寝たきり体験


 病院での看護業務の中で、体位変換というのは地味で煩わしいけれど重要な仕事です。同じ体位で一晩過ごすだけで褥瘡(床ずれ)ができてしまいます。床ずれを作ってしまうことは看護者の恥と業界では考えられています。私の病院では筋ジスをはじめとしていわゆる神経難病患者を扱っている関係上、ほとんどの患者さんが自分で体位変換(寝返り)することはできません。意識障害のある患者さんなら一定時間ごとの体位変換をしていればいいのですが、意識はしっかりしているけれど自分で動けない患者さんばかりですので、患者さんの要求に応じながらの体位変換となります。一晩で数十回も行うことも普通です。シーツやパジャマのしわひとつで苦痛を訴え、わずか数ミリの違いが苦痛につながります。筋ジスの患者さんの看護の現場をみると一般病院の人は驚かれることと思います。
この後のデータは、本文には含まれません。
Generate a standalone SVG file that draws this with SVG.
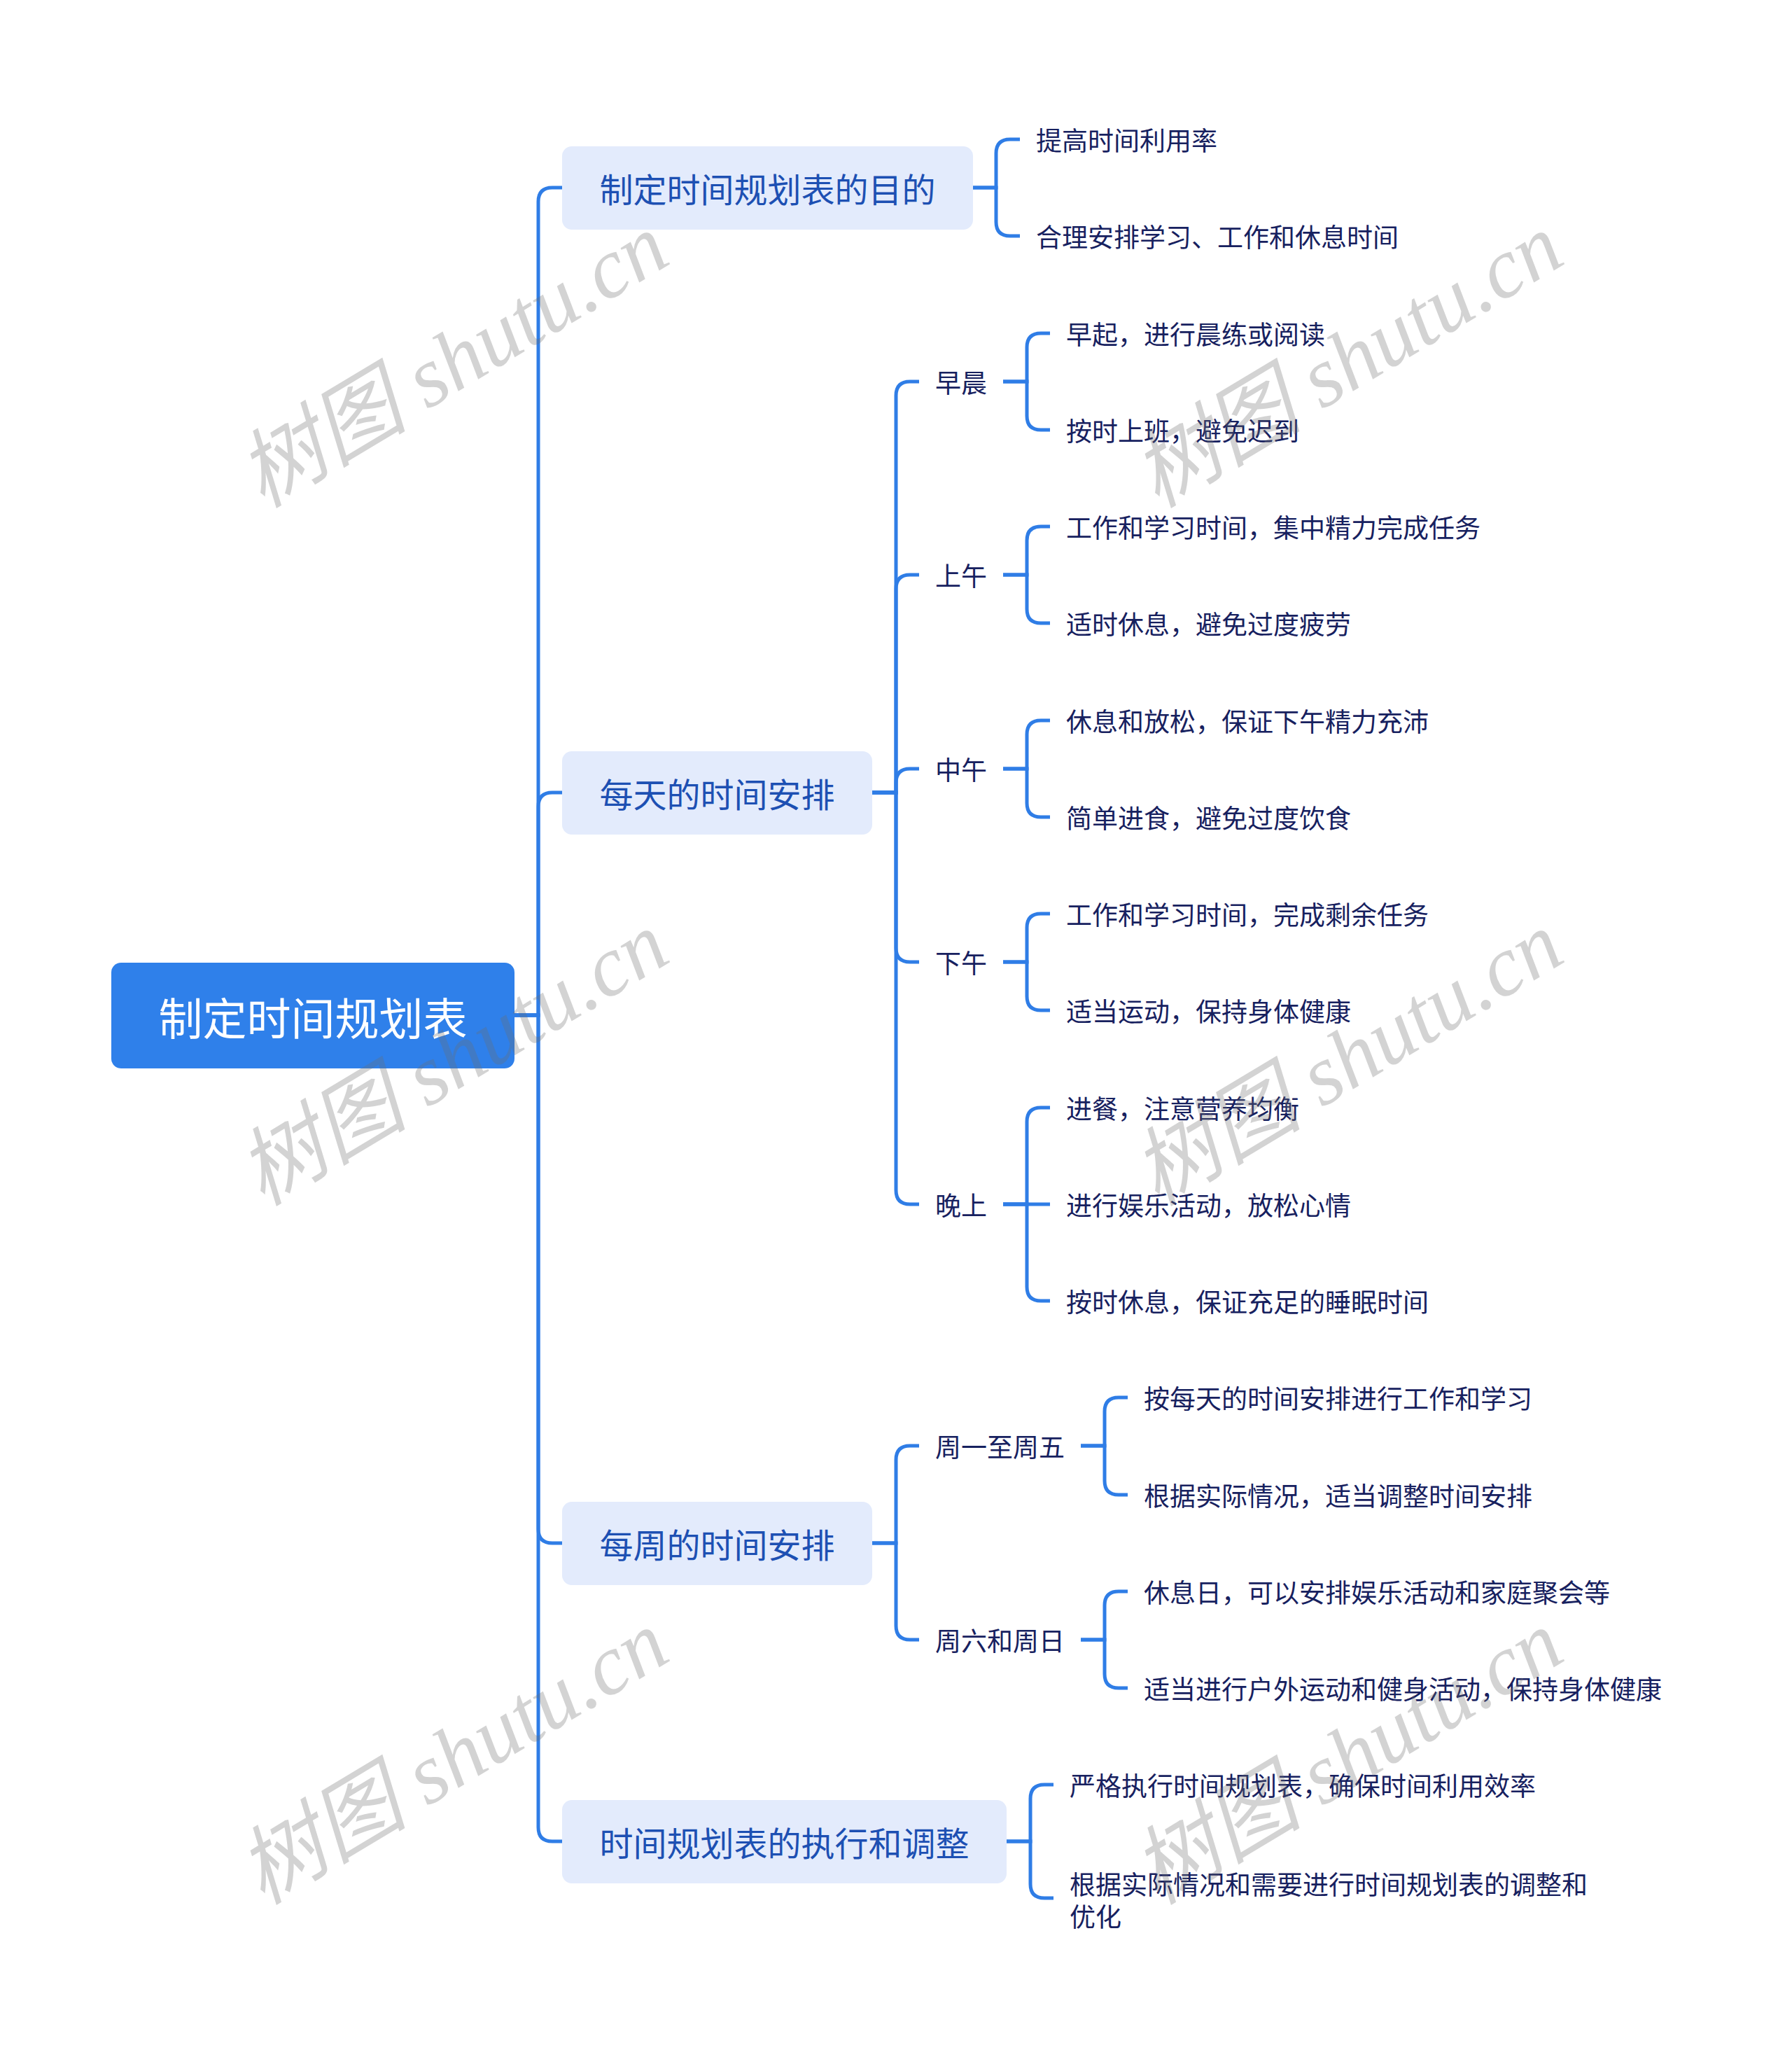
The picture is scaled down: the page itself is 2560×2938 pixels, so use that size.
<svg xmlns="http://www.w3.org/2000/svg" width="2560" height="2938" viewBox="0 0 2560 2938">
<style>
.bg{fill:#ffffff}
.ln{fill:none;stroke:#2F7DE6;stroke-width:5}
.root-box{fill:#2F80EA}
.root-t{font-family:"Noto Sans CJK SC","Noto Sans",sans-serif;font-size:63px;fill:#ffffff;text-anchor:middle;dominant-baseline:central}
.l1-box{fill:#E3EBFC}
.l1-t{font-family:"Noto Sans CJK SC","Noto Sans",sans-serif;font-size:48px;fill:#1D50B3;text-anchor:middle;dominant-baseline:central}
.t{font-family:"Noto Sans CJK SC","Noto Sans",sans-serif;font-size:37px;fill:#17215F;dominant-baseline:central}
.wm{font-family:"Liberation Serif","Noto Sans CJK SC",serif;font-style:italic;font-size:122px;fill:#6E6E6E;fill-opacity:0.3;text-anchor:middle;dominant-baseline:central}
</style>
<rect class="bg" x="0" y="0" width="2560" height="2938"/>

<g id="connectors">
<!-- root to level 1 -->
<path class="ln" d="M735 1450 H769 V288 Q769 268 789 268 H803"/>
<path class="ln" d="M735 1450 H769 V1152 Q769 1132 789 1132 H803"/>
<path class="ln" d="M735 1450 H769 V2184 Q769 2204 789 2204 H803"/>
<path class="ln" d="M735 1450 H769 V2610 Q769 2630 789 2630 H803"/>
<!-- box1 -->
<path class="ln" d="M1390 268 H1423 V219 Q1423 199 1443 199 H1457"/>
<path class="ln" d="M1390 268 H1423 V317 Q1423 337 1443 337 H1457"/>
<!-- box2 to level 2 -->
<path class="ln" d="M1246 1132 H1280 V565 Q1280 545 1300 545 H1313"/>
<path class="ln" d="M1246 1132 H1280 V841 Q1280 821 1300 821 H1313"/>
<path class="ln" d="M1246 1132 H1280 V1118 Q1280 1098 1300 1098 H1313"/>
<path class="ln" d="M1246 1132 H1280 V1354 Q1280 1374 1300 1374 H1313"/>
<path class="ln" d="M1246 1132 H1280 V1700 Q1280 1720 1300 1720 H1313"/>
<!-- 早晨 -->
<path class="ln" d="M1433 545 H1467 V496 Q1467 476 1487 476 H1500"/>
<path class="ln" d="M1433 545 H1467 V594 Q1467 614 1487 614 H1500"/>
<!-- 上午 -->
<path class="ln" d="M1433 821 H1467 V772 Q1467 752 1487 752 H1500"/>
<path class="ln" d="M1433 821 H1467 V870 Q1467 890 1487 890 H1500"/>
<!-- 中午 -->
<path class="ln" d="M1433 1098 H1467 V1049 Q1467 1029 1487 1029 H1500"/>
<path class="ln" d="M1433 1098 H1467 V1147 Q1467 1167 1487 1167 H1500"/>
<!-- 下午 -->
<path class="ln" d="M1433 1374 H1467 V1325 Q1467 1305 1487 1305 H1500"/>
<path class="ln" d="M1433 1374 H1467 V1423 Q1467 1443 1487 1443 H1500"/>
<!-- 晚上 -->
<path class="ln" d="M1433 1720 H1467 V1602 Q1467 1582 1487 1582 H1500"/>
<path class="ln" d="M1433 1720 H1500"/>
<path class="ln" d="M1433 1720 H1467 V1838 Q1467 1858 1487 1858 H1500"/>
<!-- box3 to level 2 -->
<path class="ln" d="M1246 2204 H1280 V2085 Q1280 2065 1300 2065 H1313"/>
<path class="ln" d="M1246 2204 H1280 V2322 Q1280 2342 1300 2342 H1313"/>
<!-- 周一至周五 -->
<path class="ln" d="M1544 2065 H1578 V2016 Q1578 1996 1598 1996 H1611"/>
<path class="ln" d="M1544 2065 H1578 V2115 Q1578 2135 1598 2135 H1611"/>
<!-- 周六和周日 -->
<path class="ln" d="M1544 2342 H1578 V2293 Q1578 2273 1598 2273 H1611"/>
<path class="ln" d="M1544 2342 H1578 V2391 Q1578 2411 1598 2411 H1611"/>
<!-- box4 -->
<path class="ln" d="M1438 2630 H1472 V2569 Q1472 2549 1492 2549 H1505"/>
<path class="ln" d="M1438 2630 H1472 V2691 Q1472 2711 1492 2711 H1505"/>
</g>

<g id="root">
<rect class="root-box" x="159" y="1375" width="576" height="151" rx="14"/>
<text class="root-t" x="447" y="1450">制定时间规划表</text>
</g>

<g id="n1">
<rect class="l1-box" x="803" y="209" width="587" height="119" rx="14"/>
<text class="l1-t" x="1096.5" y="268">制定时间规划表的目的</text>
</g>
<g id="n1-1"><text class="t" x="1480" y="199">提高时间利用率</text></g>
<g id="n1-2"><text class="t" x="1480" y="337">合理安排学习、工作和休息时间</text></g>

<g id="n2">
<rect class="l1-box" x="803" y="1073" width="443" height="119" rx="14"/>
<text class="l1-t" x="1024.5" y="1132">每天的时间安排</text>
</g>
<g id="n2-1"><text class="t" x="1336" y="545">早晨</text></g>
<g id="n2-1-1"><text class="t" x="1523" y="476">早起，进行晨练或阅读</text></g>
<g id="n2-1-2"><text class="t" x="1523" y="614">按时上班，避免迟到</text></g>
<g id="n2-2"><text class="t" x="1336" y="821">上午</text></g>
<g id="n2-2-1"><text class="t" x="1523" y="752">工作和学习时间，集中精力完成任务</text></g>
<g id="n2-2-2"><text class="t" x="1523" y="890">适时休息，避免过度疲劳</text></g>
<g id="n2-3"><text class="t" x="1336" y="1098">中午</text></g>
<g id="n2-3-1"><text class="t" x="1523" y="1029">休息和放松，保证下午精力充沛</text></g>
<g id="n2-3-2"><text class="t" x="1523" y="1167">简单进食，避免过度饮食</text></g>
<g id="n2-4"><text class="t" x="1336" y="1374">下午</text></g>
<g id="n2-4-1"><text class="t" x="1523" y="1305">工作和学习时间，完成剩余任务</text></g>
<g id="n2-4-2"><text class="t" x="1523" y="1443">适当运动，保持身体健康</text></g>
<g id="n2-5"><text class="t" x="1336" y="1720">晚上</text></g>
<g id="n2-5-1"><text class="t" x="1523" y="1582">进餐，注意营养均衡</text></g>
<g id="n2-5-2"><text class="t" x="1523" y="1720">进行娱乐活动，放松心情</text></g>
<g id="n2-5-3"><text class="t" x="1523" y="1858">按时休息，保证充足的睡眠时间</text></g>

<g id="n3">
<rect class="l1-box" x="803" y="2145" width="443" height="119" rx="14"/>
<text class="l1-t" x="1024.5" y="2204">每周的时间安排</text>
</g>
<g id="n3-1"><text class="t" x="1336" y="2065">周一至周五</text></g>
<g id="n3-1-1"><text class="t" x="1634" y="1996">按每天的时间安排进行工作和学习</text></g>
<g id="n3-1-2"><text class="t" x="1634" y="2135">根据实际情况，适当调整时间安排</text></g>
<g id="n3-2"><text class="t" x="1336" y="2342">周六和周日</text></g>
<g id="n3-2-1"><text class="t" x="1634" y="2273">休息日，可以安排娱乐活动和家庭聚会等</text></g>
<g id="n3-2-2"><text class="t" x="1634" y="2411">适当进行户外运动和健身活动，保持身体健康</text></g>

<g id="n4">
<rect class="l1-box" x="803" y="2571" width="635" height="119" rx="14"/>
<text class="l1-t" x="1120.5" y="2630">时间规划表的执行和调整</text>
</g>
<g id="n4-1"><text class="t" x="1528" y="2549">严格执行时间规划表，确保时间利用效率</text></g>
<g id="n4-2"><text class="t" x="1528" y="2690">根据实际情况和需要进行时间规划表的调整和</text><text class="t" x="1528" y="2736">优化</text></g>

<g id="watermarks">
<text class="wm" transform="translate(647 515) rotate(-31)">树图 shutu.cn</text>
<text class="wm" transform="translate(1925 515) rotate(-31)">树图 shutu.cn</text>
<text class="wm" transform="translate(647 1512) rotate(-31)">树图 shutu.cn</text>
<text class="wm" transform="translate(1925 1512) rotate(-31)">树图 shutu.cn</text>
<text class="wm" transform="translate(647 2510) rotate(-31)">树图 shutu.cn</text>
<text class="wm" transform="translate(1925 2510) rotate(-31)">树图 shutu.cn</text>
</g>
</svg>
 さて、このように体位変換ということは大変大事です。というより体位変換しないということは大変苦痛です。昔からよく言われることですが、患者さんの気持ちを理解するにはどうすればいいか。一晩体を動かさずじっとしているということです。おそらく困難でしょう。うそだと思ったら、これから10分間でいいですから仰向けに寝て動かないでいて下さい。たったこれだけのことがいかに苦痛か分かると思います。
 私は以前病気をして寝たきり生活を送りました。足をワイヤーで牽引され、ベッド上から全く動けない状態になりました。腰が痛み、全身が苦痛でいたたまれません。眠れぬ夜を幾晩も過ごしました。仙骨部に褥瘡までできました。動けないことがいかに苦痛なことか思い知らされました。ただ、慣れとは恐ろしいもので、10日もすると苦痛も感じなくなりましたが。それに、寝たまま排尿するというのも簡単そうで難しいことです。
 まあ、寝たまま動かないでどれくらい耐えられるか皆さんも試してみてはいかがでしょうか。